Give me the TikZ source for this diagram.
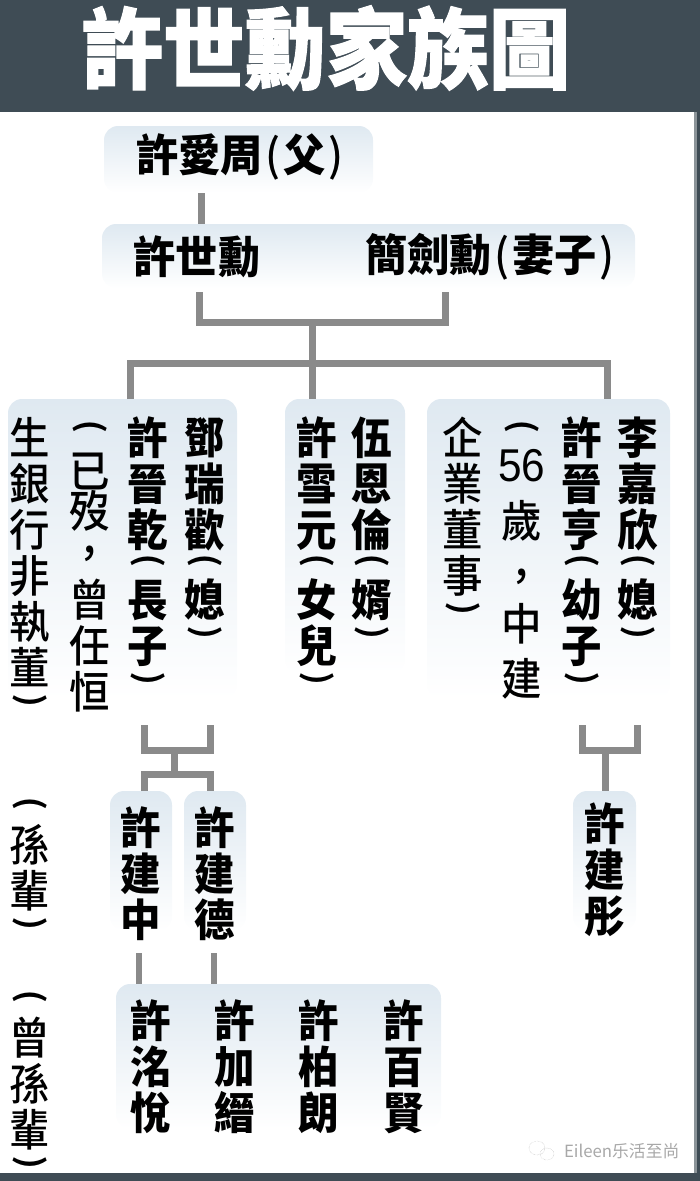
\documentclass[tikz,border=0pt]{standalone}
\usepackage{fontspec}
\setmainfont{Liberation Sans}
\newfontfamily\cjkheavy{Noto Sans CJK TC Black}
\newfontfamily\cjktitle[FakeBold=1.4]{Noto Sans CJK TC Black}
\newfontfamily\cjkplain{Noto Sans CJK TC Medium}
\newfontfamily\cjkarc{Noto Sans CJK TC Bold}
\newfontfamily\marksc{Noto Sans CJK SC}
\usetikzlibrary{positioning}

\definecolor{bandslate}{HTML}{3F4C55}
\definecolor{panelblue}{HTML}{DFE9F1}
\definecolor{linkgray}{HTML}{8A8A8A}
\definecolor{markgray}{HTML}{A8A8A8}

% parentheses of a vertical column sit tight against their neighbours
\newcommand{\arcopen}{{\cjkarc\fontsize{36}{36}\selectfont\rotatebox{90}{)}}}
\newcommand{\arcclose}{{\cjkarc\fontsize{36}{36}\selectfont\rotatebox{90}{(}}}
\newcommand{\opn}{\\[-25pt]\arcopen\\[3pt]}
\newcommand{\cls}{\\[-23pt]\arcclose}
\newcommand{\rowparen}[1]{{\cjkplain\hspace{3pt}#1\hspace{3pt}}}

\begin{document}
\begin{tikzpicture}[
    x=1pt, y=-1pt,
    every node/.style = {inner sep=0pt, outer sep=0pt},
    panel/.style = {
        rectangle,
        rounded corners=14pt,
        anchor=north west,
        top color=panelblue,
        bottom color=white
    },
    heavy/.style = {
        font=\cjkheavy\fontsize{44}{46}\selectfont,
        anchor=north,
        align=center,
        xscale=.92,
        transform shape
    },
    plain/.style = {
        font=\cjkplain\fontsize{44}{46}\selectfont,
        anchor=north,
        align=center,
        xscale=.92,
        transform shape
    },
    wide/.style = {
        font=\cjkheavy\fontsize{44}{46}\selectfont,
        anchor=center,
        xscale=.96,
        transform shape
    },
    link/.style = {
        draw=linkgray,
        line width=7pt,
        line join=miter
    }
]

\useasboundingbox (0,0) rectangle (700,1181);

% frame
\fill[bandslate] (0,0) rectangle (700,112);
\fill[bandslate] (0,1173) rectangle (700,1181);
\fill[bandslate!60] (694,112) rectangle (697,1173);
\fill[bandslate] (697,112) rectangle (700,1173);

\node[font=\cjktitle\fontsize{88}{88}\selectfont, text=white, xscale=.925, transform shape] (title) at (326,48) {許世勳家族圖};

% panels
\node[panel, minimum width=269pt, minimum height=67pt] (fatherbox) at (104,126) {};
\node[panel, minimum width=533pt, minimum height=64pt] (couplebox) at (102,224) {};
\node[panel, minimum width=229pt, minimum height=300pt] (eldestbox) at (8,399) {};
\node[panel, minimum width=120pt, minimum height=275pt] (daughterbox) at (285,399) {};
\node[panel, minimum width=243pt, minimum height=300pt] (youngestbox) at (427,399) {};
\node[panel, minimum width=62pt, minimum height=140pt] (jianzhongbox) at (110,791) {};
\node[panel, minimum width=62pt, minimum height=140pt] (jiandebox) at (184,791) {};
\node[panel, minimum width=63pt, minimum height=140pt] (jiantongbox) at (573,791) {};
\node[panel, minimum width=325pt, minimum height=145pt] (greatbox) at (116,984) {};

% first rows
\node[wide] (father) at (240,157) {許愛周\rowparen{(}父\rowparen{)}};
\node[wide] (husband) at (197,257) {許世勳};
\node[wide] (wife) at (490,257) {簡劍勳\rowparen{(}妻子\rowparen{)}};

% children
\node[heavy] (dengruihuan) at (205,417) {鄧\\瑞\\歡\opn 媳\cls};
\node[heavy] (jinqian) at (148,417) {許\\晉\\乾\opn 長\\子\cls};
\node[plain] (jinqiannote) at (90,420) {\arcopen\\[8pt]已\\[-6pt]歿\\[-4pt]，\\[1pt]曾\\任\\恒};
\node[plain] (jinqiannotetwo) at (30,417) {生\\銀\\行\\非\\執\\董\cls};
\node[heavy] (xueyuan) at (317,417) {許\\雪\\元\opn 女\\兒\cls};
\node[heavy] (wuenlun) at (372,417) {伍\\恩\\倫\opn 婿\cls};
\node[heavy] (lijiaxin) at (638,417) {李\\嘉\\欣\opn 媳\cls};
\node[heavy] (jinheng) at (582,417) {許\\晉\\亨\opn 幼\\子\cls};
\node[plain] (jinhengnote) at (522,420) {\arcopen\\[2pt]{\rmfamily\fontsize{46}{46}\selectfont 56}\\[10pt]歲\\[9pt]，\\[2pt]中\\[9pt]建};
\node[plain] (jinhengnotetwo) at (463,417) {企\\業\\董\\事\cls};

% grandchildren
\node[plain] (sunbei) at (30,797) {\arcopen\\[5pt]孫\\輩\cls};
\node[heavy] (jianzhong) at (141,807) {許\\建\\中};
\node[heavy] (jiande) at (215,807) {許\\建\\德};
\node[heavy] (jiantong) at (605,803) {許\\建\\彤};

% great-grandchildren
\node[plain] (zengsunbei) at (30,990) {\arcopen\\[5pt]曾\\孫\\輩\cls};
\node[heavy] (mingyue) at (151,1000) {許\\洺\\悅};
\node[heavy] (jiajin) at (235,1000) {許\\加\\縉};
\node[heavy] (bolang) at (319,1000) {許\\柏\\朗};
\node[heavy] (baixian) at (404,1000) {許\\百\\賢};

% connector ends
\coordinate (fatherdrop) at (201,193);
\coordinate (husbanddrop) at (199,292);
\coordinate (wifedrop) at (445,292);
\coordinate (parentjoin) at (312,322);
\coordinate (childbus) at (312,363);
\coordinate (eldestdrop) at (130,399);
\coordinate (youngestdrop) at (607,399);
\coordinate (jqleft) at (144,725);
\coordinate (jqright) at (210,725);
\coordinate (jqjoin) at (174,750);
\coordinate (jqbus) at (174,774);
\coordinate (jhleft) at (582,725);
\coordinate (jhright) at (637,725);
\coordinate (jhjoin) at (605,750);
\coordinate (zhongdrop) at (139,953);
\coordinate (dedrop) at (214,953);

\draw[link] (fatherdrop) -- (couplebox.north -| fatherdrop);
\draw[link] (husbanddrop) |- (parentjoin) -| (wifedrop);
\draw[link] (parentjoin) -- (daughterbox.north -| parentjoin);
\draw[link] (eldestdrop) |- (childbus) -| (youngestdrop);
\draw[link] (jqleft) |- (jqjoin) -| (jqright);
\draw[link] (jqjoin) -- (jqbus);
\draw[link] (jianzhongbox.north -| jqleft) |- (jqbus) -| (jiandebox.north -| jqright);
\draw[link] (jhleft) |- (jhjoin) -| (jhright);
\draw[link] (jhjoin) -- (jiantongbox.north -| jhjoin);
\draw[link, line width=6pt] (zhongdrop) -- (greatbox.north -| zhongdrop);
\draw[link, line width=6pt] (dedrop) -- (greatbox.north -| dedrop);

% watermark
\node[font=\marksc\fontsize{16.8}{18}\selectfont, text=markgray, anchor=west] (mark) at (564,1151) {Eileen乐活至尚};
\draw[markgray, densely dotted, thin] (537,1148) ellipse (8 and 7);
\draw[markgray, densely dotted, thin] (547,1154) ellipse (7 and 6);

\end{tikzpicture}
\end{document}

▸ **Given instruction**:
Leave out the pictures and reproduce the rest of the listing exactly.

▸ **Answer**:
Give me the TikZ source for this diagram.
\documentclass[tikz,border=0pt]{standalone}
\usepackage{fontspec}
\setmainfont{Liberation Sans}
\newfontfamily\cjkheavy{Noto Sans CJK TC Black}
\newfontfamily\cjktitle[FakeBold=1.4]{Noto Sans CJK TC Black}
\newfontfamily\cjkplain{Noto Sans CJK TC Medium}
\newfontfamily\cjkarc{Noto Sans CJK TC Bold}
\newfontfamily\marksc{Noto Sans CJK SC}
\usetikzlibrary{positioning}

\definecolor{bandslate}{HTML}{3F4C55}
\definecolor{panelblue}{HTML}{DFE9F1}
\definecolor{linkgray}{HTML}{8A8A8A}
\definecolor{markgray}{HTML}{A8A8A8}

% parentheses of a vertical column sit tight against their neighbours
\newcommand{\arcopen}{{\cjkarc\fontsize{36}{36}\selectfont\rotatebox{90}{)}}}
\newcommand{\arcclose}{{\cjkarc\fontsize{36}{36}\selectfont\rotatebox{90}{(}}}
\newcommand{\opn}{\\[-25pt]\arcopen\\[3pt]}
\newcommand{\cls}{\\[-23pt]\arcclose}
\newcommand{\rowparen}[1]{{\cjkplain\hspace{3pt}#1\hspace{3pt}}}

\begin{document}
\begin{tikzpicture}[
    x=1pt, y=-1pt,
    every node/.style = {inner sep=0pt, outer sep=0pt},
    panel/.style = {
        rectangle,
        rounded corners=14pt,
        anchor=north west,
        top color=panelblue,
        bottom color=white
    },
    heavy/.style = {
        font=\cjkheavy\fontsize{44}{46}\selectfont,
        anchor=north,
        align=center,
        xscale=.92,
        transform shape
    },
    plain/.style = {
        font=\cjkplain\fontsize{44}{46}\selectfont,
        anchor=north,
        align=center,
        xscale=.92,
        transform shape
    },
    wide/.style = {
        font=\cjkheavy\fontsize{44}{46}\selectfont,
        anchor=center,
        xscale=.96,
        transform shape
    },
    link/.style = {
        draw=linkgray,
        line width=7pt,
        line join=miter
    }
]

\useasboundingbox (0,0) rectangle (700,1181);

% frame
\fill[bandslate] (0,0) rectangle (700,112);
\fill[bandslate] (0,1173) rectangle (700,1181);
\fill[bandslate!60] (694,112) rectangle (697,1173);
\fill[bandslate] (697,112) rectangle (700,1173);

\node[font=\cjktitle\fontsize{88}{88}\selectfont, text=white, xscale=.925, transform shape] (title) at (326,48) {許世勳家族圖};

% panels
\node[panel, minimum width=269pt, minimum height=67pt] (fatherbox) at (104,126) {};
\node[panel, minimum width=533pt, minimum height=64pt] (couplebox) at (102,224) {};
\node[panel, minimum width=229pt, minimum height=300pt] (eldestbox) at (8,399) {};
\node[panel, minimum width=120pt, minimum height=275pt] (daughterbox) at (285,399) {};
\node[panel, minimum width=243pt, minimum height=300pt] (youngestbox) at (427,399) {};
\node[panel, minimum width=62pt, minimum height=140pt] (jianzhongbox) at (110,791) {};
\node[panel, minimum width=62pt, minimum height=140pt] (jiandebox) at (184,791) {};
\node[panel, minimum width=63pt, minimum height=140pt] (jiantongbox) at (573,791) {};
\node[panel, minimum width=325pt, minimum height=145pt] (greatbox) at (116,984) {};

% first rows
\node[wide] (father) at (240,157) {許愛周\rowparen{(}父\rowparen{)}};
\node[wide] (husband) at (197,257) {許世勳};
\node[wide] (wife) at (490,257) {簡劍勳\rowparen{(}妻子\rowparen{)}};

% children
\node[heavy] (dengruihuan) at (205,417) {鄧\\瑞\\歡\opn 媳\cls};
\node[heavy] (jinqian) at (148,417) {許\\晉\\乾\opn 長\\子\cls};
\node[plain] (jinqiannote) at (90,420) {\arcopen\\[8pt]已\\[-6pt]歿\\[-4pt]，\\[1pt]曾\\任\\恒};
\node[plain] (jinqiannotetwo) at (30,417) {生\\銀\\行\\非\\執\\董\cls};
\node[heavy] (xueyuan) at (317,417) {許\\雪\\元\opn 女\\兒\cls};
\node[heavy] (wuenlun) at (372,417) {伍\\恩\\倫\opn 婿\cls};
\node[heavy] (lijiaxin) at (638,417) {李\\嘉\\欣\opn 媳\cls};
\node[heavy] (jinheng) at (582,417) {許\\晉\\亨\opn 幼\\子\cls};
\node[plain] (jinhengnote) at (522,420) {\arcopen\\[2pt]{\rmfamily\fontsize{46}{46}\selectfont 56}\\[10pt]歲\\[9pt]，\\[2pt]中\\[9pt]建};
\node[plain] (jinhengnotetwo) at (463,417) {企\\業\\董\\事\cls};

% grandchildren
\node[plain] (sunbei) at (30,797) {\arcopen\\[5pt]孫\\輩\cls};
\node[heavy] (jianzhong) at (141,807) {許\\建\\中};
\node[heavy] (jiande) at (215,807) {許\\建\\德};
\node[heavy] (jiantong) at (605,803) {許\\建\\彤};

% great-grandchildren
\node[plain] (zengsunbei) at (30,990) {\arcopen\\[5pt]曾\\孫\\輩\cls};
\node[heavy] (mingyue) at (151,1000) {許\\洺\\悅};
\node[heavy] (jiajin) at (235,1000) {許\\加\\縉};
\node[heavy] (bolang) at (319,1000) {許\\柏\\朗};
\node[heavy] (baixian) at (404,1000) {許\\百\\賢};

% connector ends
\coordinate (fatherdrop) at (201,193);
\coordinate (husbanddrop) at (199,292);
\coordinate (wifedrop) at (445,292);
\coordinate (parentjoin) at (312,322);
\coordinate (childbus) at (312,363);
\coordinate (eldestdrop) at (130,399);
\coordinate (youngestdrop) at (607,399);
\coordinate (jqleft) at (144,725);
\coordinate (jqright) at (210,725);
\coordinate (jqjoin) at (174,750);
\coordinate (jqbus) at (174,774);
\coordinate (jhleft) at (582,725);
\coordinate (jhright) at (637,725);
\coordinate (jhjoin) at (605,750);
\coordinate (zhongdrop) at (139,953);
\coordinate (dedrop) at (214,953);

\draw[link] (fatherdrop) -- (couplebox.north -| fatherdrop);
\draw[link] (husbanddrop) |- (parentjoin) -| (wifedrop);
\draw[link] (parentjoin) -- (daughterbox.north -| parentjoin);
\draw[link] (eldestdrop) |- (childbus) -| (youngestdrop);
\draw[link] (jqleft) |- (jqjoin) -| (jqright);
\draw[link] (jqjoin) -- (jqbus);
\draw[link] (jianzhongbox.north -| jqleft) |- (jqbus) -| (jiandebox.north -| jqright);
\draw[link] (jhleft) |- (jhjoin) -| (jhright);
\draw[link] (jhjoin) -- (jiantongbox.north -| jhjoin);
\draw[link, line width=6pt] (zhongdrop) -- (greatbox.north -| zhongdrop);
\draw[link, line width=6pt] (dedrop) -- (greatbox.north -| dedrop);

% watermark
\node[font=\marksc\fontsize{16.8}{18}\selectfont, text=markgray, anchor=west] (mark) at (564,1151) {Eileen乐活至尚};
\draw[markgray, densely dotted, thin] (537,1148) ellipse (8 and 7);
\draw[markgray, densely dotted, thin] (547,1154) ellipse (7 and 6);

\end{tikzpicture}
\end{document}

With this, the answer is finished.